GOAL —
Leave the pictures out, and output exactly the lines from the one containing "Give me the matplotlib source for this chart." through the one containing "import numpy as np".

___ AVAILABLE RECORDS

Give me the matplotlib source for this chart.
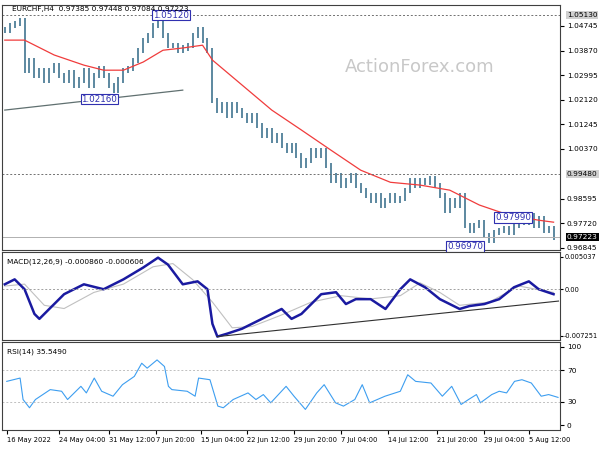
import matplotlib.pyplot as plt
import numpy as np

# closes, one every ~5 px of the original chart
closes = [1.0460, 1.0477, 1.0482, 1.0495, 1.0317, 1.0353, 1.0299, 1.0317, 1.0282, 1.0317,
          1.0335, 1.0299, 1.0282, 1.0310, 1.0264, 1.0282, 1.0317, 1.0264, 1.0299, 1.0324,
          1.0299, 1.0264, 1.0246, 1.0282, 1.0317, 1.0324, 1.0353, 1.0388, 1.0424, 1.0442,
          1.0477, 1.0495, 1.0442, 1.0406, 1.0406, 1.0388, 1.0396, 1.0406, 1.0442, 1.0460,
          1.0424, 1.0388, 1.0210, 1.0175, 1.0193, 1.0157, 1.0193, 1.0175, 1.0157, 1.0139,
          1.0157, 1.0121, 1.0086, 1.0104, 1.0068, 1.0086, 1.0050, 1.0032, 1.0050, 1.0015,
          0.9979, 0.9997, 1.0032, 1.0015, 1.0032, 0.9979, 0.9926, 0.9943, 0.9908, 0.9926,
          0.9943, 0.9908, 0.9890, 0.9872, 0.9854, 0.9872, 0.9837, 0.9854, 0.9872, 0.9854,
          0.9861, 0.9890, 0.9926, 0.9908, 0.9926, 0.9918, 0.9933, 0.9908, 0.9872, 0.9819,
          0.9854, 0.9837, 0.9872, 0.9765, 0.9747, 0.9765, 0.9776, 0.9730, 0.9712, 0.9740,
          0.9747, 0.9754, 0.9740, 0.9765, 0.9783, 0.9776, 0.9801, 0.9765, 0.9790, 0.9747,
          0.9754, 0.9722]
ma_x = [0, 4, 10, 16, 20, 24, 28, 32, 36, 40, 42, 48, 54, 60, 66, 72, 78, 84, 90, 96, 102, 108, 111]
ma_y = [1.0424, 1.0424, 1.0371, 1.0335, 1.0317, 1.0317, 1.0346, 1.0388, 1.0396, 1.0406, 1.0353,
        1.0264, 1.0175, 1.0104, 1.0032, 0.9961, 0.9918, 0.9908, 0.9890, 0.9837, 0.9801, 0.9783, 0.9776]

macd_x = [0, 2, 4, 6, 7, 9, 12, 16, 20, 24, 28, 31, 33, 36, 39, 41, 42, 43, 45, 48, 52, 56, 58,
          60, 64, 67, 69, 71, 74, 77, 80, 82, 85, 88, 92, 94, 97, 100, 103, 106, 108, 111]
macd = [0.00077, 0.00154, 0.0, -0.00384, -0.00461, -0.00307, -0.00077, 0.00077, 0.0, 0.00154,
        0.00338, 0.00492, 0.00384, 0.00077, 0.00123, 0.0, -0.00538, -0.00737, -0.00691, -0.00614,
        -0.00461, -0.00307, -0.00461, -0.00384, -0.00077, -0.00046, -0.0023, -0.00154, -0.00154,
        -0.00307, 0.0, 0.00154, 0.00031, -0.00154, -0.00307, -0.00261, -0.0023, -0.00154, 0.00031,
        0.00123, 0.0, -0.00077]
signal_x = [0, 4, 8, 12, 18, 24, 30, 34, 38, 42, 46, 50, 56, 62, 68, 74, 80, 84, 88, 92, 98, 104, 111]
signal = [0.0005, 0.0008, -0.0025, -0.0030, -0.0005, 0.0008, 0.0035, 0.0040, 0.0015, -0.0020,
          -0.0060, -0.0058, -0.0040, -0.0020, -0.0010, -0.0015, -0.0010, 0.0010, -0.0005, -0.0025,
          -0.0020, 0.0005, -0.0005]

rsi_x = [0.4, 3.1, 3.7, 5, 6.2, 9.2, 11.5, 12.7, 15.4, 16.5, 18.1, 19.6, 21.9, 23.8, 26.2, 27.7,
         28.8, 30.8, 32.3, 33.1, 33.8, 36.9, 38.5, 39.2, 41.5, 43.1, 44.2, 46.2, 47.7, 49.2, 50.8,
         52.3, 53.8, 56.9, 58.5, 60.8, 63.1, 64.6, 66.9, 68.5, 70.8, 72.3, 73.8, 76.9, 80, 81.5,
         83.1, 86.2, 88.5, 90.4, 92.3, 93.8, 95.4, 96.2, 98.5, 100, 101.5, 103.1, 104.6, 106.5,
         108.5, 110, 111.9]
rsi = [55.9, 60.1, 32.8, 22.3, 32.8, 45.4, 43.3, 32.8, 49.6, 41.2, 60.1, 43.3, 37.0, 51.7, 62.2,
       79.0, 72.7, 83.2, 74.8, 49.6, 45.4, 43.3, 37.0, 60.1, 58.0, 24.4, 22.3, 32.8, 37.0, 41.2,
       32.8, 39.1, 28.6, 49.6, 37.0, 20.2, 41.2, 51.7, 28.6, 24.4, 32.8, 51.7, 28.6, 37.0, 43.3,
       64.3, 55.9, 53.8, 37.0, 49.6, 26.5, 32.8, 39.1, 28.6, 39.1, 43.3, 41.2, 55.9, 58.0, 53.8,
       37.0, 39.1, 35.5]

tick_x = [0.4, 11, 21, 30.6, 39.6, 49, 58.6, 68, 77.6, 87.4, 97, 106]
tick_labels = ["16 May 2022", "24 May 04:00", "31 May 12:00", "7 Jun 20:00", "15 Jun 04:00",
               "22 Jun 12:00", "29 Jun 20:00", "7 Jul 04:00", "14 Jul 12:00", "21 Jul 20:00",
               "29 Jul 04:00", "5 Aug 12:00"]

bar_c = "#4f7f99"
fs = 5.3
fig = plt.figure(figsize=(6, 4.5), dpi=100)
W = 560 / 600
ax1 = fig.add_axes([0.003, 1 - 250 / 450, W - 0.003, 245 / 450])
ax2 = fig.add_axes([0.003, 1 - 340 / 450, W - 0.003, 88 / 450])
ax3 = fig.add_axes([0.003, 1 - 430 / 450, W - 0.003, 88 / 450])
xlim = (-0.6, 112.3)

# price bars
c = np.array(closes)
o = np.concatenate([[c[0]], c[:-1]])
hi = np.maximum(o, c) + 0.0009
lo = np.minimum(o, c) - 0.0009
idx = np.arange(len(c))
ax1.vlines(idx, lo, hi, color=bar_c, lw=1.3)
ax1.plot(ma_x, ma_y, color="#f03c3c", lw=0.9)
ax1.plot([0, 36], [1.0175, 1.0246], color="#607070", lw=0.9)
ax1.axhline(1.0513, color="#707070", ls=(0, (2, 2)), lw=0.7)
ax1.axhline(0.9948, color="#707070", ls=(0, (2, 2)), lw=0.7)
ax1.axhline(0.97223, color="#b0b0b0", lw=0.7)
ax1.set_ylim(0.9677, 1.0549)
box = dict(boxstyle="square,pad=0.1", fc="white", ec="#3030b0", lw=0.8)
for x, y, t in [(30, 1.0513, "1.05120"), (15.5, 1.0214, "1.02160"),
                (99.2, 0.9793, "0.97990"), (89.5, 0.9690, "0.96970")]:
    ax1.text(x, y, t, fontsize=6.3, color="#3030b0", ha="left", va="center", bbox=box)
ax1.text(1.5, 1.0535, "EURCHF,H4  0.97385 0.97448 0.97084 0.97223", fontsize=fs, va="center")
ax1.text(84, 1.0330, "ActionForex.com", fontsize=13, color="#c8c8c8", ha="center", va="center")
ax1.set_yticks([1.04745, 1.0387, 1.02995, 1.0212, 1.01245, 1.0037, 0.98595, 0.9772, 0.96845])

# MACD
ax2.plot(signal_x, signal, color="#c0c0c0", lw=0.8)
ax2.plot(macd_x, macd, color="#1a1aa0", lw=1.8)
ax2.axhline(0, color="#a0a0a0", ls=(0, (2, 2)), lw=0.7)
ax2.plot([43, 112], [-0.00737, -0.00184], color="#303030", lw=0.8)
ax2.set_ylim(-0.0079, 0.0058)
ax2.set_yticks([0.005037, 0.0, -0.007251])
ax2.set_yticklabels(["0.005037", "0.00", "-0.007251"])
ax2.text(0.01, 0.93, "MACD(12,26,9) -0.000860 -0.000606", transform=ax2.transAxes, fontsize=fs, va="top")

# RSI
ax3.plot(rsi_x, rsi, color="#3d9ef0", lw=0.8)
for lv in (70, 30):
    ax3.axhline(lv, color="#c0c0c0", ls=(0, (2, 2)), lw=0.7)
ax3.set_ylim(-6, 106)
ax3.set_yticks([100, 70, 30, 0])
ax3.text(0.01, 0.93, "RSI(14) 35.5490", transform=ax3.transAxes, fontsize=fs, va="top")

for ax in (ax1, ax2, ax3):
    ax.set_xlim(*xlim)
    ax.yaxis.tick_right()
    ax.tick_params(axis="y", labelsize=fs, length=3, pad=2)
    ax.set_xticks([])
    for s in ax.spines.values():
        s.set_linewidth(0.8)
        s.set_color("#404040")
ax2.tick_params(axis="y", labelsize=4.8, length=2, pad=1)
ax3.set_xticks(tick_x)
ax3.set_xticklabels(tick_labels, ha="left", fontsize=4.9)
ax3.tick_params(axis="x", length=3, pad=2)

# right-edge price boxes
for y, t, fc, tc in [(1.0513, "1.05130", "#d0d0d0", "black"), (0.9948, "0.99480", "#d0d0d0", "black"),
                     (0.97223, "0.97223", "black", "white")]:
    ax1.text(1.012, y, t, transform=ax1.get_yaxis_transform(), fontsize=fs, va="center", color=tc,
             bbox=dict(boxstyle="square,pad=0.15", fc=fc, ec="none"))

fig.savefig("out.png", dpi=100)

______
___ AVAILABLE RECORDS

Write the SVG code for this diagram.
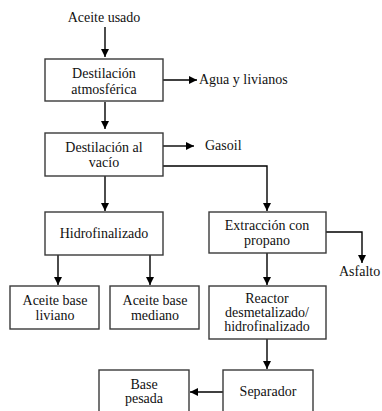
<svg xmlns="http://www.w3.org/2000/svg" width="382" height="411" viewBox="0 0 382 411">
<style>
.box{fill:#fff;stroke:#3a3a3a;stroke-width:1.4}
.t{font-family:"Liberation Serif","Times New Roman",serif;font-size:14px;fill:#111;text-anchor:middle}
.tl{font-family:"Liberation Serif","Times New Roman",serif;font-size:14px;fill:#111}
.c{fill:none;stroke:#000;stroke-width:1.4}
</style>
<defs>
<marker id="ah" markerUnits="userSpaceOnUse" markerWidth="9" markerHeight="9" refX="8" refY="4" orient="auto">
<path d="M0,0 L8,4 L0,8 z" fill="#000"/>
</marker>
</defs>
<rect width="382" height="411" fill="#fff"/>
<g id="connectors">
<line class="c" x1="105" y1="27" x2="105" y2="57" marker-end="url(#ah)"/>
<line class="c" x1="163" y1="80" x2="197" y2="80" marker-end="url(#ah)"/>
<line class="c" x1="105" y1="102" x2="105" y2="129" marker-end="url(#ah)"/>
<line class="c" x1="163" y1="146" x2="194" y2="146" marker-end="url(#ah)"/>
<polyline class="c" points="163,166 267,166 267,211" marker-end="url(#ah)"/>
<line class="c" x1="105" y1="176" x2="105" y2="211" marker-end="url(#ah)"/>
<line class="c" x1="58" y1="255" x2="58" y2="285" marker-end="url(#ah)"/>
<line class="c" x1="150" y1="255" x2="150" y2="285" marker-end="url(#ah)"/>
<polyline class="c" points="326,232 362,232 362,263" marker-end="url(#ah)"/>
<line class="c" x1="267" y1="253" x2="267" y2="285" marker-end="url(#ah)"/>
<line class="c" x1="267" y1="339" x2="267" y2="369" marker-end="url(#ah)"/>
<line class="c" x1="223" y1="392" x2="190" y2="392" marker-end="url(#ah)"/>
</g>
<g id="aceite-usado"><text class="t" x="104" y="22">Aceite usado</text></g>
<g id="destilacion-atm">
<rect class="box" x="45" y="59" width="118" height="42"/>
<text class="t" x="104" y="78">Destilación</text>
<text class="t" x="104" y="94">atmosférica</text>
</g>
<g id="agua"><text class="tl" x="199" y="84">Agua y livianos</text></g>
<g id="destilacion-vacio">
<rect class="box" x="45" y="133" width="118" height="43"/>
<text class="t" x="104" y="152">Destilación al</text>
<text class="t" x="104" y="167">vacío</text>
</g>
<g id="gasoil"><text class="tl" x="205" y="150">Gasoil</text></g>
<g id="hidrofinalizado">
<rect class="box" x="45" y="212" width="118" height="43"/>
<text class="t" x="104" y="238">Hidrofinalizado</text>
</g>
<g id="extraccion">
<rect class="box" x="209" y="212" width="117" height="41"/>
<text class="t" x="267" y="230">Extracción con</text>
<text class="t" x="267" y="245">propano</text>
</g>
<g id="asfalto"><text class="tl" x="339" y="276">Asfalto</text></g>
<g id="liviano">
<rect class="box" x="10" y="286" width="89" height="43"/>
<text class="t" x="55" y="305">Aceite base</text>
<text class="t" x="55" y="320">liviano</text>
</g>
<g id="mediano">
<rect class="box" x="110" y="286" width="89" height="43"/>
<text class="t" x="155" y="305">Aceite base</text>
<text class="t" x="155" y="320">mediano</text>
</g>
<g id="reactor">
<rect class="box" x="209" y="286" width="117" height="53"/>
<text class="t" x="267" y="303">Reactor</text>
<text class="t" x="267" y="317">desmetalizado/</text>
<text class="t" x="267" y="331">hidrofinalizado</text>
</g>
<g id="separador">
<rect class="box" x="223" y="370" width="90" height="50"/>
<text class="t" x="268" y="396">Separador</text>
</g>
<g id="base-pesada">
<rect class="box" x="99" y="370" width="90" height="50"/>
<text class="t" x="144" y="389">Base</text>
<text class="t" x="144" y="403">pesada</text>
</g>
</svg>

______

EXERCISE ANSWER —
Give me the matplotlib source for this chart.
import matplotlib.pyplot as plt
import numpy as np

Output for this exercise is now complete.